Among the big acts would be heavy hitters like The Foo Fighters, Paul McCartney, Elton John, and Queen. On social media, there is ongoing conversation that these top acts should boycott Live Nation in support of smaller acts. “I’m not worried about massive artistes; they’ll be just fine! I’m worried about how this looks for up-and-coming artistes, where income from festivals helps you stay afloat and enables you to grow,” musician Damian Keyes said in a YouTube video chat, the topic of which was ‘Live Nation has just changed the music industry forever’.
In a June 17 article, Billboard stated, “A memo to agents outlines sweeping changes that dramatically shift the balance of power back to promoters in the post-pandemic world,” noting that the COVID-19 crisis saw Live Nation racking up billions in losses. According to their financials, in 2019, Live Nation generated a total of US$11.55 billion in revenue, up from US$10.79 billion a year earlier.

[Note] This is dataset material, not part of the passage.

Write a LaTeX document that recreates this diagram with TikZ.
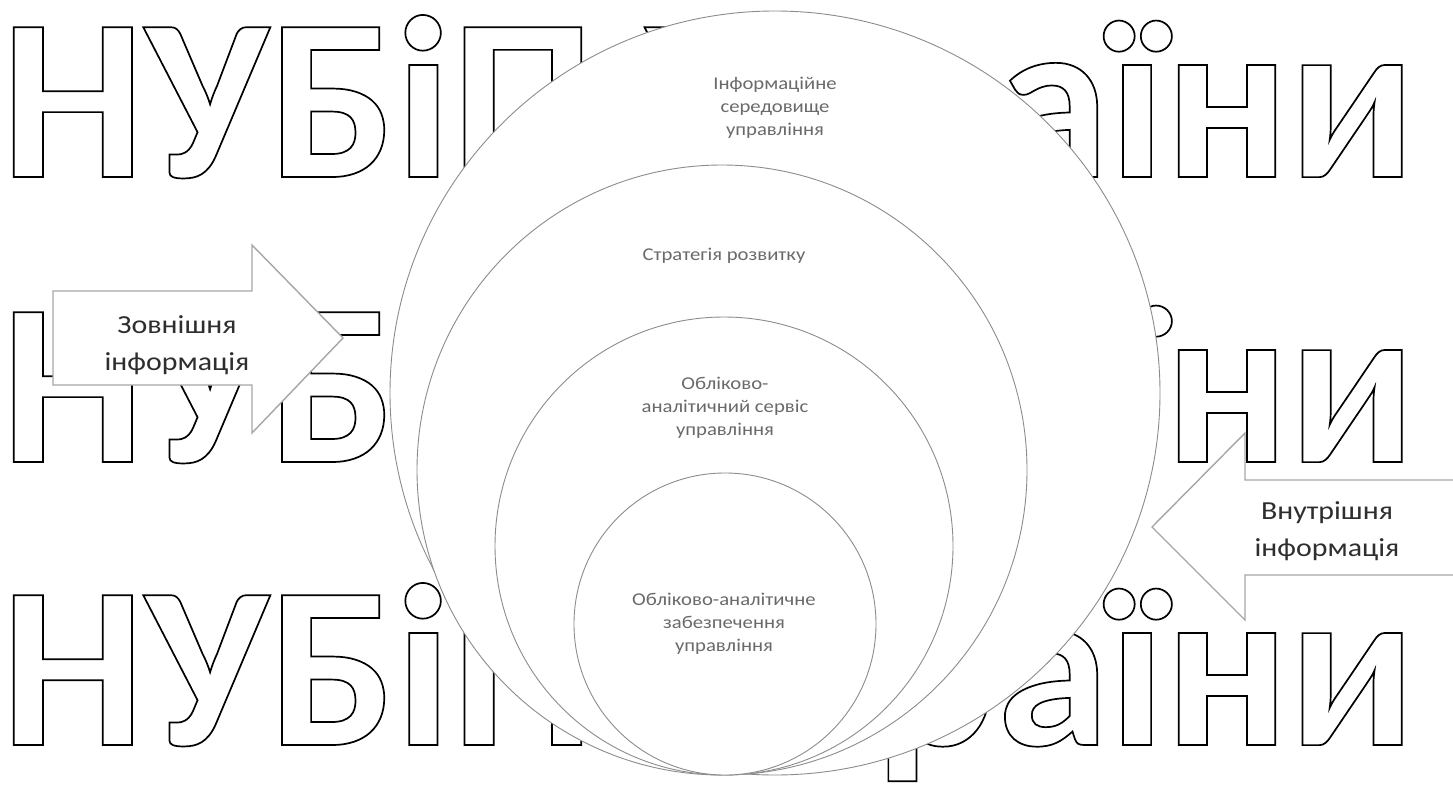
\documentclass[tikz,border=0pt]{standalone}
\usepackage{fontspec}
\setmainfont{Carlito}
\newfontfamily\lblfont[FakeStretch=1.15]{Carlito}
\newfontfamily\wmfont[FakeStretch=0.984]{Carlito}
\definecolor{lineg}{HTML}{8C8C8C}
\definecolor{arrg}{HTML}{A6A6A6}
\definecolor{txtg}{HTML}{6A6A6A}
\definecolor{txtd}{HTML}{2E2E2E}
\newcommand\outlinetext[1]{\special{pdf:literal direct 1 Tr 1.7 w}#1\special{pdf:literal direct 0 Tr}}
\tikzset{
  wmark/.style={anchor=base west, inner sep=0pt, text=black, font=\wmfont\fontsize{231}{231}\selectfont\bfseries},
  ring/.style={draw=lineg, line width=0.9pt, fill=white},
  blockarrow/.style={draw=arrg, line width=1.4pt, fill=white, line join=miter},
  lbl/.style={align=center, inner sep=0pt, text=txtg, font=\lblfont\fontsize{18}{22.8}\selectfont},
  biglbl/.style={align=center, inner sep=0pt, text=txtd, font=\lblfont\fontsize{26}{36.5}\selectfont},
}
\begin{document}
\begin{tikzpicture}[x=1pt,y=-1pt]
\useasboundingbox (0,0) rectangle (1453,792);
\fill[white] (0,0) rectangle (1453,792);
% watermark
\node[wmark] (wm1) at (1,177) {\outlinetext{НУБіП України}};
\node[wmark] (wm2) at (1,462) {\outlinetext{НУБіП України}};
\node[wmark] (wm3) at (1,745) {\outlinetext{НУБіП України}};
% nested circles
\draw[ring] (775,393) ellipse [x radius=385, y radius=382];
\draw[ring] (722,470) circle [radius=305];
\draw[ring] (724,546) circle [radius=229];
\draw[ring] (725,624) circle [radius=151];
% labels
\node[lbl] (t1) at (775,108) {Інформаційне\\середовище\\управління};
\node[lbl] (t2) at (724,256) {Стратегія розвитку};
\node[lbl] (t3) at (725,408) {Обліково-\\аналітичний сервіс\\управління};
\node[lbl] (t4) at (724,624) {Обліково-аналітичне\\забезпечення\\управління};
% arrows
\draw[blockarrow] (53,291) -- (252,291) -- (252,245) -- (343,338) -- (252,433) -- (252,385) -- (53,385) -- cycle;
\draw[blockarrow] (1462,480) -- (1245,480) -- (1245,433) -- (1152,527) -- (1245,620) -- (1245,575) -- (1462,575) -- cycle;
\node[biglbl] (a1) at (177,345) {Зовнішня\\інформація};
\node[biglbl] (a2) at (1327,531) {Внутрішня\\інформація};
\end{tikzpicture}
\end{document}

Booking agent Jerome Hamilton told The Gleaner that some of the changes are understandable and pointed out that contracts are negotiable, based on the power of the artiste. Hamilton, who has international dancehall star Sean Paul on his roster, mentioned that it would be the ‘bigger-name’ reggae acts who would be directly affected. “Live Nation has been operating on a straight business model, and now that model has been shattered. There are now doubts about money — when and how it will be made. The part of the memo that I see as a standout is the paying back of double the fee if an artiste cannot attend a concert. I have never seen that on any Live Nation contract before,” he shared. The industry norm, he said, would be for the artiste to return in full whatever money had been paid over by the promoter.
McGregor explained why more reggae artistes would be affected: “These new rules will definitely affect us in a negative way because we constantly use venues owned by them (Live Nation), so the same procedures will be applied to us.” Live Nation has a presence in over 200 venues across North America and owns more than 25 per cent of UK festivals with higher than 5,000 capacity.
Hamilton also sounded a general warning. He stated that with show business becoming more costly and more risky, some companies are hibernating or are remodelling themselves and coming back smaller. “Show business has to get a critical mass for it to be worthwhile, and with venues having to reduce the number of patrons and supply more inputs, entertainment is going to be less attractive. A lot of independent promoters will have to make a decision about whether or not they want to remain promoters,” he said.
McGregor concluded, “One thing is sure: where there’s a will, there’s got to be a way, and if God is for us, who can be against us?”
Pre-COVID, Michael Rapino, president and chief executive officer of Live Nation, shared the company’s 2020 outlook. “In summary, 2019 was another strong year for Live Nation – building our global concerts business and driving growth in our high-margin venue, sponsorship, and ticketing businesses. Looking at 2020, we believe that our double-digit fan and show count growth so far this year against a backdrop of very high artiste activity across all venue types and markets sets up our flywheel to deliver another year of strong global growth.”